2020 UK Car Sales: Lowest Demand For 30 Years

January 18, 2021

Sales of new cars in the UK last year dropped to their lowest point since 1992, according to a report from the Society of Motor Manufacturers and Traders (SMMT).

The total sales of 1.63 million cars, with demand suppressed by COVID-19 and uncertainty of our future relationship with the EU, represents a tumble of 29 per cent compared with 2019. That’s the biggest year-on-year fall since the second world war.

During the first lockdown in April, new car sales fell by 97 per cent. “We lost nearly three-quarters of a million units over three or four months,” said Mike Hawes, SMMT chief executive. “Which we never got back.

Overall, the loss in turnover for the automotive sector amounted to £20bn in 2020.

Electric Cars Prop Up The Market

But even while demand for new cars tumbles to historic lows, the picture isn’t a uniform one across all parts of the new car market.

Sales of electric vehicles have soared during 2020. In 2019, electric cars accounted for just 3 per cent of new car sales. In 2020 the represented 10 per cent of the new car market.

…And even that doesn’t reflect just how fast the electric sector is growing: in September 2020 alone there were almost 22,000 electric vehicles sold. In September 2019 that figure was just 7,700.

But the good news for electric cars stands in stark contrast to the sales figures for diesel and petrol cars: demand for petrol models dropped by 37 per cent, while sales of new diesel cars fell by more than half.

Brexit Trade Deal Offers Some Hope

When it comes to recovery, trade with the EU is key for the UK car industry as it represents the UK’s biggest export market.

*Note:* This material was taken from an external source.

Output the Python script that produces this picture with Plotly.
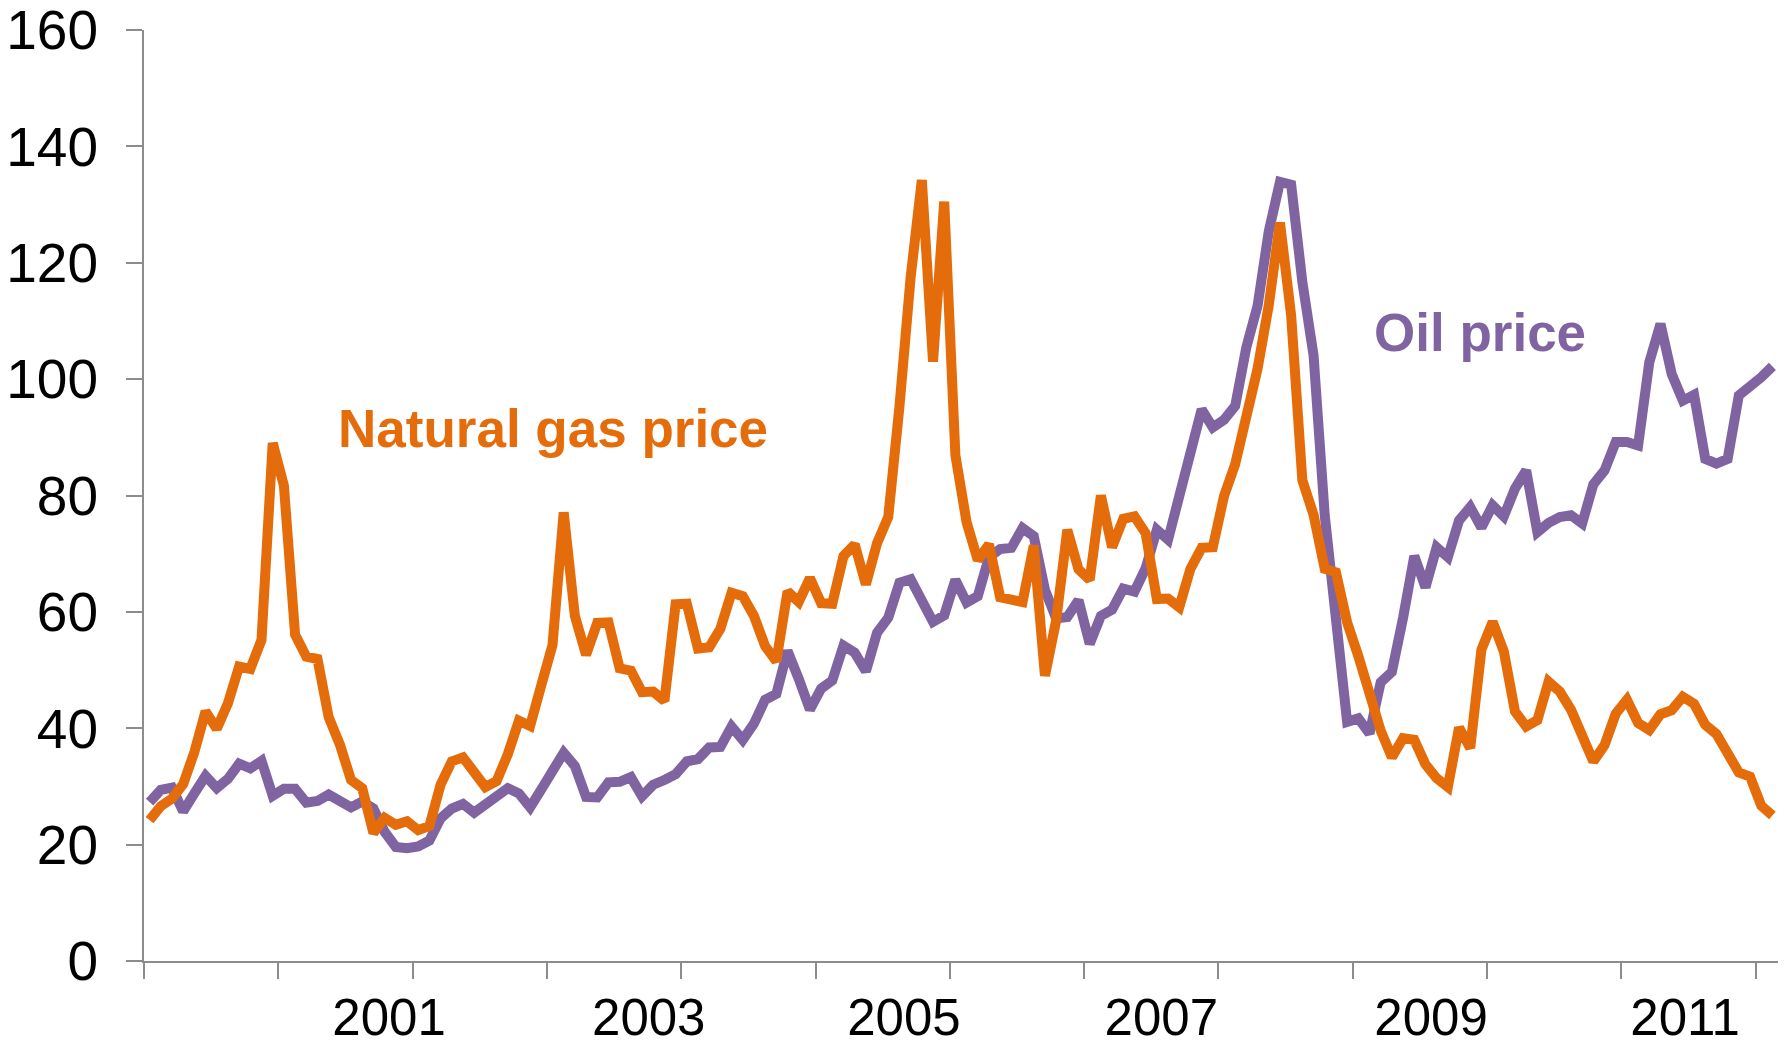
import plotly.graph_objects as go

# Monthly series, Jan 2000 .. Feb 2012
months = [f"{y}-{m:02d}" for y in range(2000, 2013) for m in range(1, 13)][:146]

oil_price = [
    27.3, 29.4, 29.8, 25.7, 28.8, 31.8, 29.7, 31.3, 33.9, 33.1, 34.4, 28.4,   # 2000
    29.6, 29.6, 27.2, 27.5, 28.6, 27.6, 26.4, 27.4, 26.2, 22.2, 19.6, 19.4,   # 2001
    19.7, 20.7, 24.5, 26.2, 27.0, 25.5, 27.0, 28.4, 29.7, 28.8, 26.4, 29.5,   # 2002
    33.0, 35.8, 33.5, 28.2, 28.1, 30.7, 30.8, 31.6, 28.3, 30.3, 31.1, 32.1,   # 2003
    34.3, 34.7, 36.7, 36.8, 40.3, 38.0, 40.8, 44.9, 45.9, 53.3, 48.5, 43.2,   # 2004
    46.8, 48.2, 54.2, 53.0, 49.8, 56.4, 59.0, 65.0, 65.6, 62.3, 58.3, 59.4,   # 2005
    65.5, 61.6, 62.7, 69.4, 70.8, 71.0, 74.4, 73.0, 63.8, 58.9, 59.1, 62.0,   # 2006
    54.5, 59.3, 60.4, 64.0, 63.5, 67.5, 74.1, 72.4, 79.9, 85.8, 94.8, 91.7,   # 2007
    93.0, 95.4, 105.5, 112.6, 125.4, 133.9, 133.4, 116.7, 104.1, 76.6, 57.3, 41.1,  # 2008
    41.7, 39.1, 47.9, 49.7, 59.0, 69.6, 64.2, 71.1, 69.4, 75.7, 78.0, 74.5,   # 2009
    78.3, 76.4, 81.2, 84.3, 73.7, 75.3, 76.3, 76.6, 75.2, 81.9, 84.3, 89.2,   # 2010
    89.2, 88.6, 102.9, 109.5, 100.9, 96.3, 97.3, 86.3, 85.5, 86.3, 97.2, 98.6,  # 2011
    100.3, 102.2,                                                             # 2012
]

gas_price = [
    24.2, 26.6, 27.9, 30.4, 35.9, 42.9, 39.9, 44.3, 50.6, 50.2, 55.2, 89.0,   # 2000
    81.7, 56.1, 52.3, 51.9, 41.9, 37.2, 31.1, 29.7, 22.0, 24.6, 23.4, 24.0,   # 2001
    22.5, 23.2, 30.3, 34.3, 35.0, 32.6, 29.9, 30.9, 35.5, 41.3, 40.4, 47.4,   # 2002
    54.3, 77.1, 59.3, 52.6, 58.1, 58.2, 50.3, 49.9, 46.2, 46.3, 44.7, 61.3,   # 2003
    61.4, 53.7, 53.9, 57.1, 63.3, 62.7, 59.3, 54.1, 51.5, 63.5, 61.7, 65.8,   # 2004
    61.5, 61.4, 69.6, 71.6, 64.7, 71.8, 76.3, 95.3, 117.5, 134.2, 103.0, 130.5,  # 2005
    86.9, 75.4, 68.9, 71.6, 62.5, 62.1, 61.7, 71.4, 49.0, 58.5, 74.1, 67.3,   # 2006
    65.5, 80.0, 71.1, 76.0, 76.4, 73.5, 62.2, 62.3, 60.8, 67.4, 71.0, 71.1,   # 2007
    79.9, 85.4, 94.1, 101.8, 112.7, 126.9, 110.9, 82.6, 76.7, 67.4, 66.8, 58.2,  # 2008
    52.4, 45.2, 39.6, 35.0, 38.3, 38.0, 33.8, 31.4, 29.9, 40.1, 36.6, 53.5,   # 2009
    58.3, 53.2, 42.9, 40.3, 41.4, 48.0, 46.3, 43.2, 38.9, 34.3, 37.1, 42.5,   # 2010
    44.9, 40.9, 39.7, 42.4, 43.1, 45.4, 44.2, 40.6, 39.0, 35.7, 32.4, 31.7,   # 2011
    26.7, 25.0,                                                               # 2012
]

year_labels = ["2001", "2003", "2005", "2007", "2009", "2011"]
year_label_pos = [21.4, 44.6, 67.4, 90.4, 114.5, 137.2]
y_ticks = [0, 20, 40, 60, 80, 100, 120, 140, 160]

ORANGE = "#E46C0A"
PURPLE = "#8064A2"
AXIS = "#8C8C8C"
FONT = "Liberation Sans, Arial, sans-serif"

x = list(range(len(months)))

fig = go.Figure()
fig.add_trace(go.Scatter(x=x, y=oil_price, mode="lines", name="Oil price",
                         customdata=months,
                         line=dict(color=PURPLE, width=10)))
fig.add_trace(go.Scatter(x=x, y=gas_price, mode="lines", name="Natural gas price",
                         customdata=months,
                         line=dict(color=ORANGE, width=10)))

fig.update_layout(
    width=1790, height=1045,
    margin=dict(l=144, r=12, t=30, b=84, autoexpand=False),
    paper_bgcolor="white", plot_bgcolor="white",
    showlegend=False,
    font=dict(family=FONT, color="black"),
)

fig.update_xaxes(
    automargin=False,
    range=[-0.5, 145.5],
    tickmode="array", tickvals=year_label_pos, ticktext=year_labels,
    ticks="", ticklen=0,
    tickfont=dict(size=51, color="black", family=FONT),
    ticklabelstandoff=11, ticklabeloverflow="allow",
    showline=True, linecolor=AXIS, linewidth=2,
    showgrid=False, zeroline=False,
    minor=dict(tick0=-0.5, dtick=12, ticks="outside", ticklen=16,
               tickcolor=AXIS, tickwidth=2, showgrid=False),
)

fig.update_yaxes(
    automargin=False,
    range=[0, 160],
    tickmode="array", tickvals=y_ticks,
    ticks="outside", ticklen=16, tickcolor=AXIS, tickwidth=2,
    tickfont=dict(size=55, color="black", family=FONT),
    ticklabelstandoff=17, ticklabeloverflow="allow",
    showline=True, linecolor=AXIS, linewidth=2,
    showgrid=False, zeroline=False,
)

fig.add_annotation(xref="paper", yref="paper", x=0.1175, y=0.5725,
                   xanchor="left", yanchor="middle", showarrow=False,
                   text="<b>Natural gas price</b>",
                   font=dict(size=53, color=ORANGE, family=FONT))
fig.add_annotation(xref="paper", yref="paper", x=0.7515, y=0.6755,
                   xanchor="left", yanchor="middle", showarrow=False,
                   text="<b>Oil price</b>",
                   font=dict(size=53, color=PURPLE, family=FONT))

fig.write_html("out.html",
               config={"displayModeBar": False},
               post_script="document.body.style.margin='0';document.body.style.overflow='hidden';")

That’s why the Christmas Eve Brexit trade agreement will have come as a massive relief for British car factories.

But even though the new agreement does avoid major tariffs for the car manufacturing sector, there will be more red tape and extra costs

Mike Hawes struck a cautiously positive note for 2021, however: “With the rollout of vaccines and clarity over our new relationship with the EU, we must make 2021 a year of recovery.”